(TFC) – What would you do if you lost your home today? In the wake of Hurricanes Harvey, Irma and Maria, this is the question on the minds of millions affected by the storms in Houston, Florida and especially Puerto Rico. The worst hurricane season in recent history has done more than just damage property — it has left many survivors homeless. Bringing back housing to those displaced by hurricanes and floodwaters will require a tremendous amount of resources, as well as a good deal of time.
The Human Face of Tragedy
Juana Sortre Vasquez is one of many faces of tragedy in the wake of Hurricane Maria. Vasquez and her relatives rode out the storm in a neighbor’s concrete home. Vasquez prayed her home would be spared, but awoke the next morning to find out that the home where she and her family had lived for years had been completely destroyed. To make matters worse, the bridge between their home and the nearby community of San Lazaro was destroyed, stranding her and her family in an area with no home and no electricity. Many of them have resorted to sleeping in cars.
The more fortunate survivors of hurricane destruction can afford to stay in hotels while their property is repaired. However, millions more can’t afford that luxury and are forced to exist in shelters, either government-run or makeshift. Although many homeowners can count on their insurance to pay for at least some of the damage, others — especially those who rent — need to rely on charity and government disaster relief funds to get back on their feet.
Where Can Displaced Families Go?
Julie Rivera was more fortunate than Vasquez. She resides in the same community, but only part of her home was lost. However, as part of the school where she worked is also damaged, she is thinking of abandoning her home and moving to the mainland.
Rivera is not alone. Every single day, over 2,000 Puerto Ricans flee to central Florida. So many people from Puerto Rico are coming to Florida in Hurricane Maria’s wake, seeking to rebuild their lives. While jobs here are plentiful, housing is not. Even before the hurricane hit, the area was 7,800 homes short for its population. Now, with an influx of those with nowhere else to go, local officials fear a humanitarian crisis may soon occur.
There are hotels in the area, but even they fall short of the amount of housing needed. Local authorities have pleaded with FEMA to send trailers. However, the decision to do so remains in the hands of the federal government.
It isn’t only central Florida that lacks adequate housing for those displaced by hurricanes. In Houston, FEMA struggles to develop a solution to what will be a long-term problem. The first priority is moving people out of emergency shelters and into temporary housing near where they work before obtaining permanent housing. However, given that an estimated 30,000 Houston residents are displaced, moving them into permanent housing will be a lengthy process.

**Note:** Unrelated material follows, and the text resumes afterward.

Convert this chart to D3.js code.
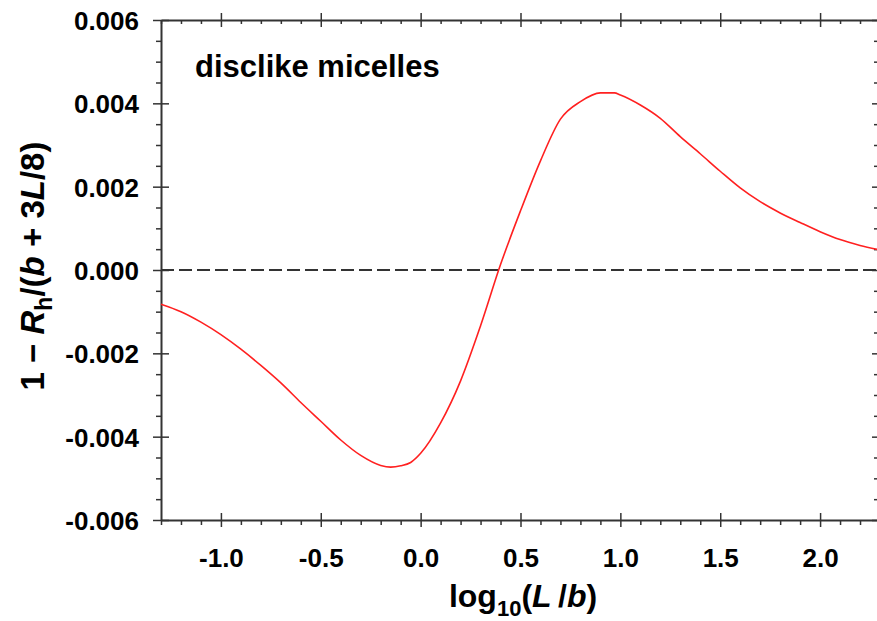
<!DOCTYPE html>
<html>
<head>
<meta charset="utf-8">
<script src="https://cdn.jsdelivr.net/npm/d3@7"></script>
<style>
  html, body { margin: 0; padding: 0; background: #fff; }
  svg { display: block; font-family: "Liberation Sans", Arial, Helvetica, sans-serif; }
</style>
</head>
<body>
<svg id="chart" width="877" height="621"></svg>
<script>
// ---- data ----
const logLb = [-1.3, -1.2, -1.1, -1.0, -0.9, -0.8, -0.7, -0.6, -0.5, -0.4, -0.3, -0.2, -0.15, -0.1, -0.05,
  0.0, 0.1, 0.2, 0.3, 0.4, 0.5, 0.6, 0.7, 0.8, 0.9, 0.97, 1.0, 1.1, 1.2, 1.3, 1.4, 1.5, 1.6, 1.7, 1.8, 1.9,
  2.0, 2.1, 2.2, 2.3];
const deviation = [-0.00082, -0.00100, -0.00125, -0.00155, -0.00190, -0.00229, -0.00271, -0.00318, -0.00363,
  -0.00408, -0.00445, -0.00469, -0.00473, -0.00470, -0.00462,
  -0.00440, -0.00367, -0.00266, -0.00134, 0.00013, 0.00142, 0.00262, 0.00362, 0.00404, 0.00425, 0.00425,
  0.00420, 0.00396, 0.00364, 0.00320, 0.00279, 0.00237, 0.00197, 0.00164, 0.00137, 0.00114,
  0.00092, 0.00073, 0.00059, 0.00048];

const xTicks = [-1.0, -0.5, 0.0, 0.5, 1.0, 1.5, 2.0];
const xTickLabels = ["-1.0", "-0.5", "0.0", "0.5", "1.0", "1.5", "2.0"];
const yTicks = [-0.006, -0.004, -0.002, 0.000, 0.002, 0.004, 0.006];
const yTickLabels = ["-0.006", "-0.004", "-0.002", "0.000", "0.002", "0.004", "0.006"];
const xMinorStep = 0.1;
const yMinorStep = 0.0005;
const xDomain = [-1.3, 2.3];
const yDomain = [-0.006, 0.006];
const annotation = "disclike micelles";

// ---- layout ----
const svg = d3.select("#chart");
const pLeft = 161, pRight = 880, pTop = 20, pBottom = 520;
const axisColor = "#333";

const x = d3.scaleLinear().domain(xDomain).range([pLeft, pRight]);
const y = d3.scaleLinear().domain(yDomain).range([pBottom, pTop]);

const xMinor = d3.range(Math.round((xDomain[1]-xDomain[0])/xMinorStep)+1)
  .map(i => +(xDomain[0] + i*xMinorStep).toFixed(3))
  .filter(v => !xTicks.some(t => Math.abs(t - v) < 1e-9));
const yMinor = d3.range(Math.round((yDomain[1]-yDomain[0])/yMinorStep)+1)
  .map(i => +(yDomain[0] + i*yMinorStep).toFixed(6))
  .filter(v => !yTicks.some(t => Math.abs(t - v) < 1e-12));

function styleAxis(g) {
  g.select(".domain").attr("stroke", axisColor).attr("stroke-width", 2);
  g.selectAll(".tick line").attr("stroke", axisColor).attr("stroke-width", 1.5);
  g.selectAll("text").attr("fill", "#000").attr("font-size", 26).attr("font-weight", "bold")
    .attr("font-family", "'Liberation Sans', Arial, sans-serif");
}

// zero dashed line
svg.append("line")
  .attr("x1", x(xDomain[0])).attr("x2", x(xDomain[1]))
  .attr("y1", y(0)).attr("y2", y(0))
  .attr("stroke", axisColor).attr("stroke-width", 2)
  .attr("stroke-dasharray", "13,5");

// minor ticks
[["bottom", pBottom], ["top", pTop]].forEach(([name, pos]) => {
  const g = svg.append("g").attr("transform", `translate(0,${pos})`)
    .call(d3.axisBottom(x).tickValues(xMinor).tickSize(5).tickSizeOuter(0).tickFormat(""));
  g.select(".domain").remove();
  g.selectAll(".tick line").attr("stroke", axisColor).attr("stroke-width", 1.5)
    .attr("y1", 0).attr("y2", name === "top" ? 4 : 5);
});
[["left", pLeft], ["right", pRight]].forEach(([name, pos]) => {
  const g = svg.append("g").attr("transform", `translate(${pos},0)`)
    .call(d3.axisLeft(y).tickValues(yMinor).tickSize(5).tickSizeOuter(0).tickFormat(""));
  g.select(".domain").remove();
  g.selectAll(".tick line").attr("stroke", axisColor).attr("stroke-width", 1.5)
    .attr("x2", name === "right" ? -6 : -5);
});

// major axes
const xAxisBottom = svg.append("g").attr("transform", `translate(0,${pBottom})`)
  .call(d3.axisBottom(x).tickValues(xTicks).tickSize(7).tickSizeOuter(0)
    .tickFormat((d, i) => xTickLabels[i]));
styleAxis(xAxisBottom);
xAxisBottom.selectAll(".tick line").attr("y1", -7);
xAxisBottom.selectAll("text").attr("y", 47).attr("dy", 0);

const xAxisTop = svg.append("g").attr("transform", `translate(0,${pTop})`)
  .call(d3.axisBottom(x).tickValues(xTicks).tickSize(7).tickSizeOuter(0).tickFormat(""));
styleAxis(xAxisTop);
xAxisTop.selectAll(".tick line").attr("y1", -7);

const yAxisLeft = svg.append("g").attr("transform", `translate(${pLeft},0)`)
  .call(d3.axisLeft(y).tickValues(yTicks).tickSize(8).tickSizeOuter(0)
    .tickFormat((d, i) => yTickLabels[i]));
styleAxis(yAxisLeft);
yAxisLeft.selectAll(".tick line").attr("x1", 8);
yAxisLeft.selectAll("text").attr("x", -22).attr("dy", "0.36em");

const yAxisRight = svg.append("g").attr("transform", `translate(${pRight},0)`)
  .call(d3.axisLeft(y).tickValues(yTicks).tickSize(8).tickSizeOuter(0).tickFormat(""));
styleAxis(yAxisRight);
yAxisRight.selectAll(".tick line").attr("x1", 8);

// curve
const pts = logLb.map((v, i) => [v, deviation[i]]);
const line = d3.line().x(d => x(d[0])).y(d => y(d[1])).curve(d3.curveMonotoneX);
svg.append("path").datum(pts)
  .attr("d", line)
  .attr("fill", "none")
  .attr("stroke", "#ff2020")
  .attr("stroke-width", 1.6);

// annotation
svg.append("text")
  .attr("x", 195).attr("y", 77)
  .attr("font-size", 31).attr("font-weight", "bold").attr("fill", "#000")
  .text(annotation);

// x label
const xl = svg.append("text")
  .attr("x", 523).attr("y", 607)
  .attr("text-anchor", "middle")
  .attr("font-size", 32).attr("font-weight", "bold").attr("fill", "#000");
xl.append("tspan").text("log");
xl.append("tspan").attr("font-size", 22).attr("dy", 9).text("10");
xl.append("tspan").attr("dy", -9).text("(");
xl.append("tspan").attr("font-style", "italic").text("L");
xl.append("tspan").text("\u2009/");
xl.append("tspan").attr("font-style", "italic").text("b");
xl.append("tspan").text(")");

// y label
const yl = svg.append("text")
  .attr("transform", "translate(44,266) rotate(-90)")
  .attr("text-anchor", "middle")
  .attr("font-size", 33).attr("font-weight", "bold").attr("fill", "#000");
yl.append("tspan").text("1 \u2212 ");
yl.append("tspan").attr("font-style", "italic").text("R");
yl.append("tspan").attr("font-size", 23).attr("dy", 8).text("h");
yl.append("tspan").attr("dy", -8).text("/(");
yl.append("tspan").attr("font-style", "italic").text("b");
yl.append("tspan").text(" + 3");
yl.append("tspan").attr("font-style", "italic").text("L");
yl.append("tspan").text("/8)");
</script>
</body>
</html>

In the meantime, there is an immediate need for more shelters, both in Houston and in Florida. In lieu of dangerous trailers, one solution being considered by FEMA is the use of prefabricated buildings to house those displaced. These buildings are economical and can help stretch the recovery budget, especially in places hardest hit, such as Puerto Rico.
Government Aid in the Hurricanes’ Wake
On Sept. 8, President Trump signed a bill that included $22 billion for FEMA’s emergency response. Coming just two weeks after Hurricane Harvey hit, residents of Houston who were displaced by the storms saw the most benefit from these additional funds.
However, survivors of Hurricane Maria saw less of a benefit from these additional funds. San Juan Mayor Carmen Yulin Cruz pleaded with President Trump to send more aid. Indeed, while over 31,000 FEMA officials and National Guard members have been dispatched to Houston in Harvey’s wake, only 10,000 have been deployed to Puerto Rico. As of Oct. 9, 85 percent of Puerto Rico remained without power and 40 percent remained without potable water.
How You Can Help
While those displaced by storms can turn to FEMA for short-term housing subsidies, such as government-funded hotel rooms and loans to help rebuild, these funds only stretch so far. Much more is needed to help survivors rebuild after Hurricanes Harvey, Irma and Maria.
Those wishing to help displaced survivors can best do so through donations to reputable agencies. Fondos Unidos, founded by Puerto Rico’s first lady Beatriz Rosello, is one such fund. ConPRmetidos is another organization dedicated to helping survivors struggling from the devastation Hurricane Maria wrought.
Puerto Rico is in dire need of aid as contributions to its recovery funds have failed to match those for survivors of Hurricane Harvey. However, those wishing to donate to Hurricane Harvey relief efforts can do so by donating to the United Way of Texas.
The Bottom Line
Recovery from Hurricanes Harvey, Irma and Maria will be a long-term effort requiring help from the federal government and charitable organizations. In the end, whether survivors decide to stay and rebuild their homes or move on for a fresh start, they will need help finding housing. While survivors are urged to visit FEMA’s website for information on their legal rights to aid in the hurricanes’ wake, only a combined effort from the government and caring citizens will allow hurricane survivors to move on, heal and find a place to once again call home.